SELECT upper, lead FROM (
  SELECT
    lower(value),
    upper(value),
    lead(lower(value)) OVER (ORDER BY lower(value) NULLS FIRST)
  FROM
    range_test
  ORDER BY value
) x WHERE upper < lead OR (lead IS NULL AND upper IS NOT NULL);

We can aggregate these into an array, and then prefix with an element if our first object is not infinite-lower-bounded.

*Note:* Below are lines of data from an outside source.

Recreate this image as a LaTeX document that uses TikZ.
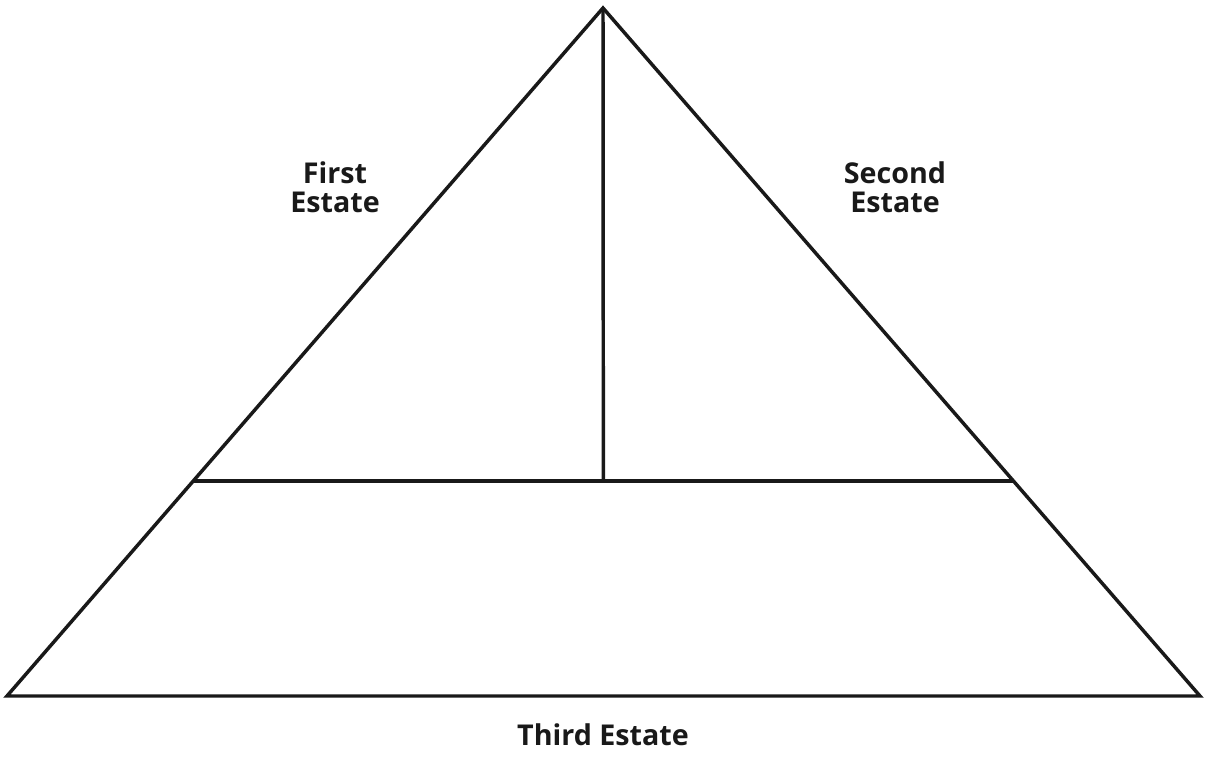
\documentclass[tikz,border=0pt]{standalone}
\usepackage{fontspec}
\setmainfont{Open Sans}
\usetikzlibrary{calc}

\tikzset{
  estate/.style={font=\bfseries\fontsize{21.5}{22}\selectfont, align=center, text=black!90},
  edge/.style={line width=2.6pt, black!90}
}

\begin{document}
\begin{tikzpicture}[x=0.75pt, y=-0.75pt]
  \useasboundingbox (0,0) rectangle (1207,760);
  % corners of the pyramid
  \coordinate (top) at (603,8);
  \coordinate (bl) at (7,696);
  \coordinate (br) at (1200,696);
  \coordinate (ml) at ($(bl)!0.3125!(top)$);
  \coordinate (mr) at ($(br)!0.3125!(top)$);
  \coordinate (mid) at ($(ml)!0.5!(mr)$);

  \draw[edge, line join=miter] (top) -- (bl) -- (br) -- cycle;
  \draw[edge] (ml) -- (mr);
  \draw[edge] (top) -- (mid);

  \node[estate] (first) at (335,187) {First\\Estate};
  \node[estate] (second) at (895,187) {Second\\Estate};
  \node[estate] (third) at (603,735) {Third Estate};
\end{tikzpicture}
\end{document}
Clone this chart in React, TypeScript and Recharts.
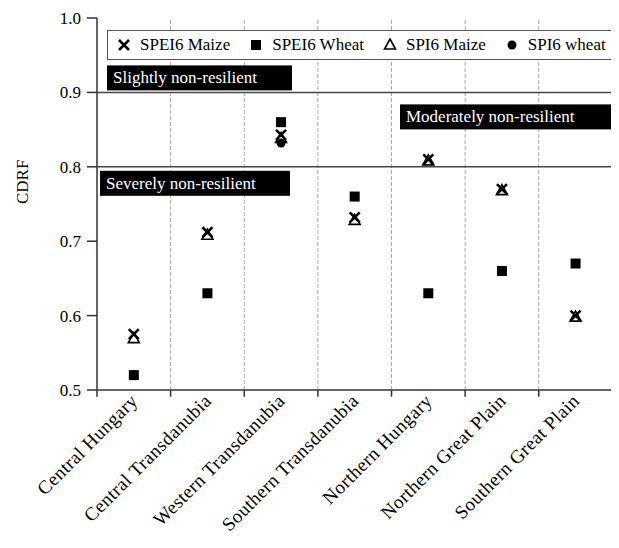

CREATE OR REPLACE FUNCTION missing_ranges(int4range[])
RETURNS int4range[] AS $$

DECLARE
  _range int4range;
  _missing int4range[];

BEGIN
  _missing := (SELECT
    array_agg(int4range(upper, lead, '[)'))
    FROM (
      SELECT lower(x), upper(x), lead(lower(x)) OVER (ORDER BY lower(x) NULLS FIRST)
      FROM unnest($1) x ORDER BY lower NULLS FIRST
    ) x
    WHERE upper < lead OR (lead IS NULL AND upper IS NOT NULL)
  );

  _range := (SELECT x FROM unnest($1) x ORDER BY x LIMIT 1);

  IF NOT lower_inf(_range) THEN
    _missing := array_prepend(int4range(NULL, lower(_range), '[)'), _missing);
  END IF;

  RETURN _missing;
END;

$$ LANGUAGE plpgsql;

CREATE AGGREGATE missing_ranges (int4range) (
  sfunc = array_append,
  stype = int4range[],
  finalfunc = missing_ranges
);

All too easy.

It is possible to rewrite this function just using SQL, but it’s not pretty:

SELECT array_agg(value)
FROM
  (SELECT value
   FROM
     (SELECT int4range(UPPER, lead, '[)') AS value
      FROM
        (SELECT NULL AS LOWER,
                NULL::integer AS UPPER,
                LOWER(a.value) AS lead
         FROM range_test a
         ORDER BY a.value LIMIT 1) w
      WHERE lead IS NOT NULL
      UNION SELECT int4range(UPPER, lead, '[)')
      FROM
        (SELECT LOWER(b.value),
                UPPER(b.value),
                lead(LOWER(b.value)) OVER (ORDER BY LOWER(b.value) NULLS FIRST)
         FROM range_test b
         ORDER BY b.value) x
      WHERE UPPER IS NOT NULL
        AND (LEAD IS NULL OR UPPER < lead)
      ) y
   ORDER BY value) z;

I haven’t tried to see which is faster.